Lord Francis Douglas y yo cenamos en el hotel Monte Rosa y ya habíamos acabado cuando Hudson y un amigo entraron en el comedor. Venían de inspeccionar la montaña y algunos desocupados les preguntaron sus intenciones. Oímos una confirmación de lo que había dicho Croz y supimos que Hudson se disponía a salir al amanecer a la misma hora que nosotros. Salimos del comedor para mantener consejo y decidimos que no era conveniente que dos grupos independientes se encontraran en la montaña al mismo tiempo y con el mismo objetivo. Invitamos a Hudson a unirse a nosotros y aceptó nuestra propuesta.

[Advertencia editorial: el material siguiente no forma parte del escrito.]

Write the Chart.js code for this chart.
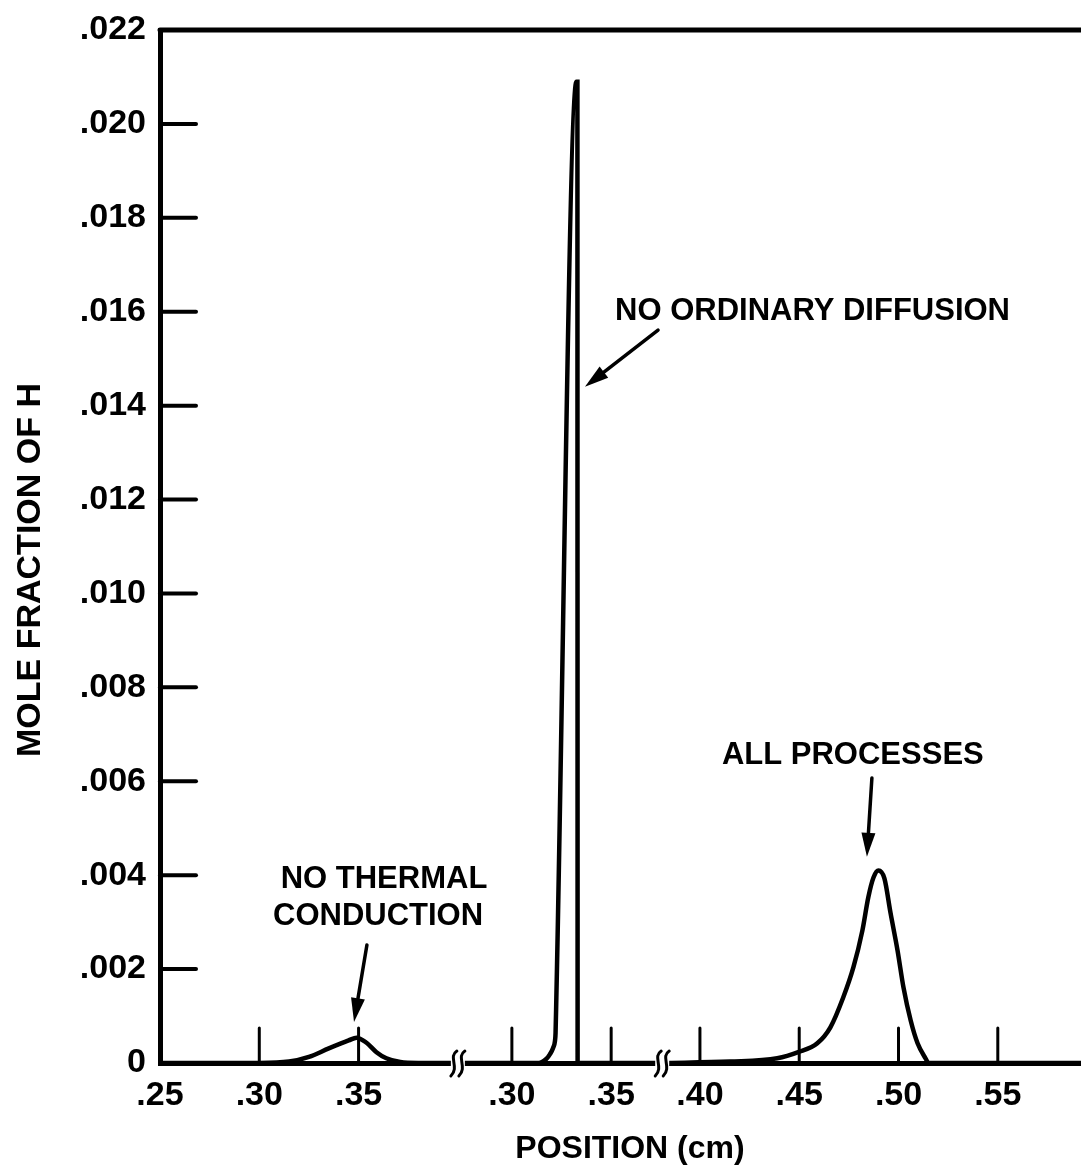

Antes de admitir a su amigo —Hadow— tuve la precaución de preguntar qué había hecho en los Alpes, y Hudson contestó: «El señor Hadow ha subido al Mont Blanc en menos tiempo que la mayoría[71]». Luego mencionó otras varias excursiones que me eran desconocidas y añadió en respuesta a una pregunta más: «Creo que es lo suficientemente bueno como para venir con nosotros». Hadow fue admitido sin más, y luego pasamos a la cuestión de los guías. Hudson pensaba que Croz y Peter el Viejo serían suficientes. Se planteó el asunto a los propios guías y no pusieron objeción alguna.

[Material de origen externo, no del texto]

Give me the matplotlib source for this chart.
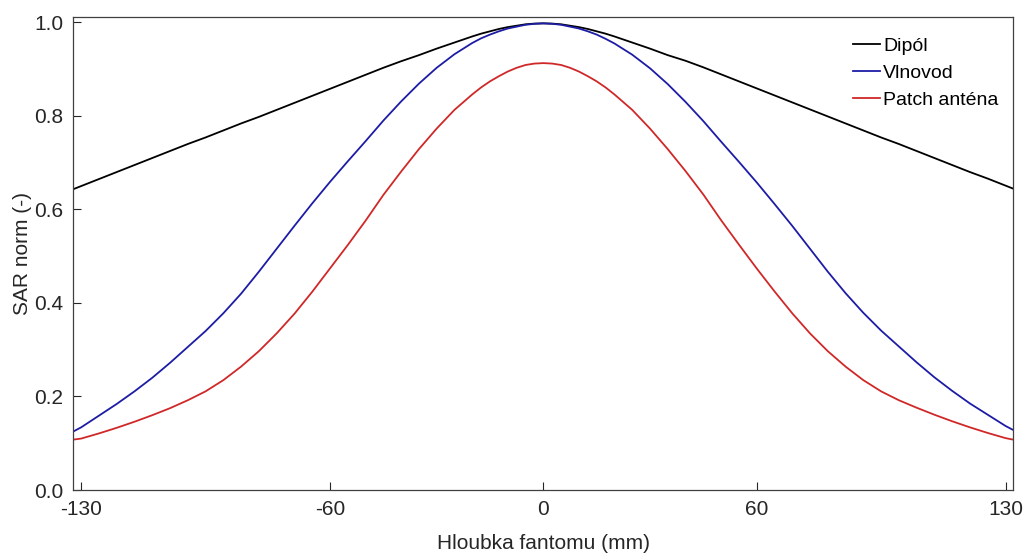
import matplotlib
matplotlib.use("Agg")
import matplotlib.pyplot as plt

plt.rcParams['font.family'] = ['Liberation Sans', 'DejaVu Sans']

# hloubka fantomu (mm)
x = [-132, -130, -125, -120, -115, -110, -105, -100, -95, -90, -85, -80, -75, -70,
     -65, -60, -55, -50, -45, -40, -35, -30, -25, -20, -17.5, -15, -12.5, -10, -7.5,
     -5, -2.5, 0, 2.5, 5, 7.5, 10, 12.5, 15, 17.5, 20, 25, 30, 35, 40, 45, 50, 55,
     60, 65, 70, 75, 80, 85, 90, 95, 100, 105, 110, 115, 120, 125, 130, 132]

# values, left edge -> right edge
dipol = [0.644, 0.650, 0.665, 0.680, 0.695, 0.710, 0.725, 0.740, 0.754, 0.769, 0.784,
         0.798, 0.813, 0.828, 0.843, 0.858, 0.873, 0.888, 0.903, 0.917, 0.930, 0.944,
         0.957, 0.970, 0.976, 0.981, 0.986, 0.990, 0.993, 0.996, 0.9975, 0.998,
         0.9975, 0.996, 0.993, 0.990, 0.986, 0.981, 0.976, 0.970, 0.957, 0.944, 0.930,
         0.918, 0.904, 0.889, 0.874, 0.859, 0.844, 0.829, 0.814, 0.799, 0.784, 0.769,
         0.754, 0.740, 0.725, 0.710, 0.695, 0.680, 0.666, 0.651, 0.645]

vlnovod = [0.126, 0.134, 0.159, 0.184, 0.211, 0.240, 0.272, 0.306, 0.340, 0.378, 0.420,
           0.467, 0.516, 0.565, 0.613, 0.659, 0.703, 0.746, 0.790, 0.831, 0.869, 0.903,
           0.932, 0.956, 0.966, 0.974, 0.981, 0.987, 0.991, 0.995, 0.997, 0.998,
           0.997, 0.995, 0.991, 0.987, 0.981, 0.974, 0.965, 0.955, 0.931, 0.902, 0.868,
           0.830, 0.789, 0.745, 0.702, 0.658, 0.612, 0.565, 0.516, 0.467, 0.421, 0.379,
           0.341, 0.307, 0.273, 0.241, 0.212, 0.185, 0.161, 0.137, 0.129]

patch = [0.108, 0.110, 0.121, 0.133, 0.146, 0.160, 0.175, 0.192, 0.211, 0.235, 0.264,
         0.297, 0.335, 0.377, 0.424, 0.474, 0.524, 0.576, 0.631, 0.681, 0.729, 0.773,
         0.813, 0.846, 0.861, 0.874, 0.885, 0.895, 0.903, 0.909, 0.912, 0.913,
         0.912, 0.909, 0.903, 0.895, 0.885, 0.874, 0.861, 0.846, 0.813, 0.773, 0.729,
         0.682, 0.632, 0.577, 0.525, 0.474, 0.425, 0.378, 0.335, 0.297, 0.264, 0.235,
         0.211, 0.192, 0.176, 0.161, 0.147, 0.134, 0.122, 0.111, 0.108]

series = [('Dipól', dipol, 'black'),
          ('Vlnovod', vlnovod, '#1c1ca6'),
          ('Patch anténa', patch, '#d02828')]

xticks = [-130, -60, 0, 60, 130]
yticks = [0.0, 0.2, 0.4, 0.6, 0.8, 1.0]

fig = plt.figure(figsize=(10.24, 5.54), dpi=100)
ax = fig.add_axes([0.0716, 0.1155, 0.918, 0.8533])

for name, vals, col in series:
    ax.plot(x, vals, color=col, lw=1.3, label=name)

ax.set_xlim(-132.2, 132.2)
ax.set_ylim(0, 1.011)
ax.set_xticks(xticks)
ax.set_xticklabels([str(v) for v in xticks])
ax.set_yticks(yticks)
ax.set_yticklabels(['%.1f' % v for v in yticks])

ax.tick_params(direction='in', length=6, width=0.8, colors='#262626',
               labelsize=15, pad=7)
for s in ax.spines.values():
    s.set_color('#404040')
    s.set_linewidth(0.9)

ax.set_xlabel('Hloubka fantomu (mm)', fontsize=15, color='#262626', labelpad=11)
ax.set_ylabel('SAR norm (-)', fontsize=15, color='#262626', labelpad=2)

ax.legend(loc='upper right', bbox_to_anchor=(0.984, 0.958), frameon=False,
          fontsize=14, handlelength=1.4, handletextpad=0.15, labelspacing=0.48,
          borderaxespad=0.0, borderpad=0.0)

fig.savefig('out.png', dpi=100)
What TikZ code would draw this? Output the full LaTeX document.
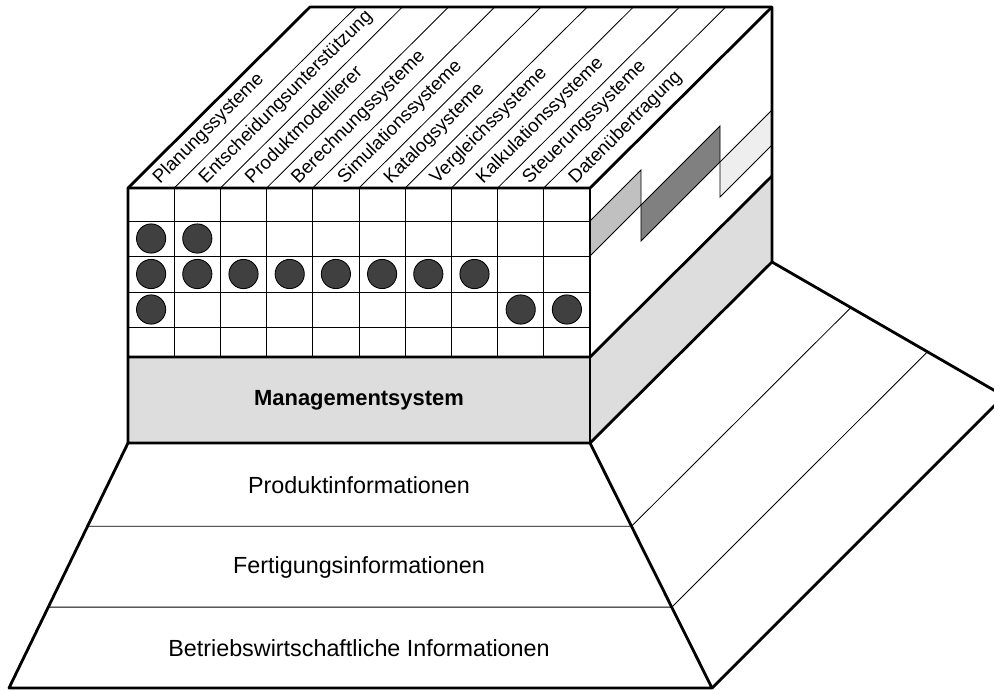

De esta forma, Croz y yo volvíamos a ser camaradas y, cuando me acosté en la cama para procurar dormir, pensé en la extraña serie de sucesos que nos habían separado al principio y que nos reunían de nuevo. Recordé el error de Croz al aceptar el contrato del señor B…, en su desconfianza para aceptar mi ruta, en sus recomendaciones para concentrar nuestras energías en la cadena del Mont Blanc, en el despido de Almer y Biener, en la deserción de Carrel, en la llegada de lord Francis Douglas y por último, en nuestro casual encuentro en Zermatt. Meditando sobre esas cosas, no pude menos que preguntarme: «¿Qué más sucederá?». Si tan sólo uno de los eslabones de esa cadena de circunstancias hubiera fallado, ¡qué historia tan diferente tendría que contar!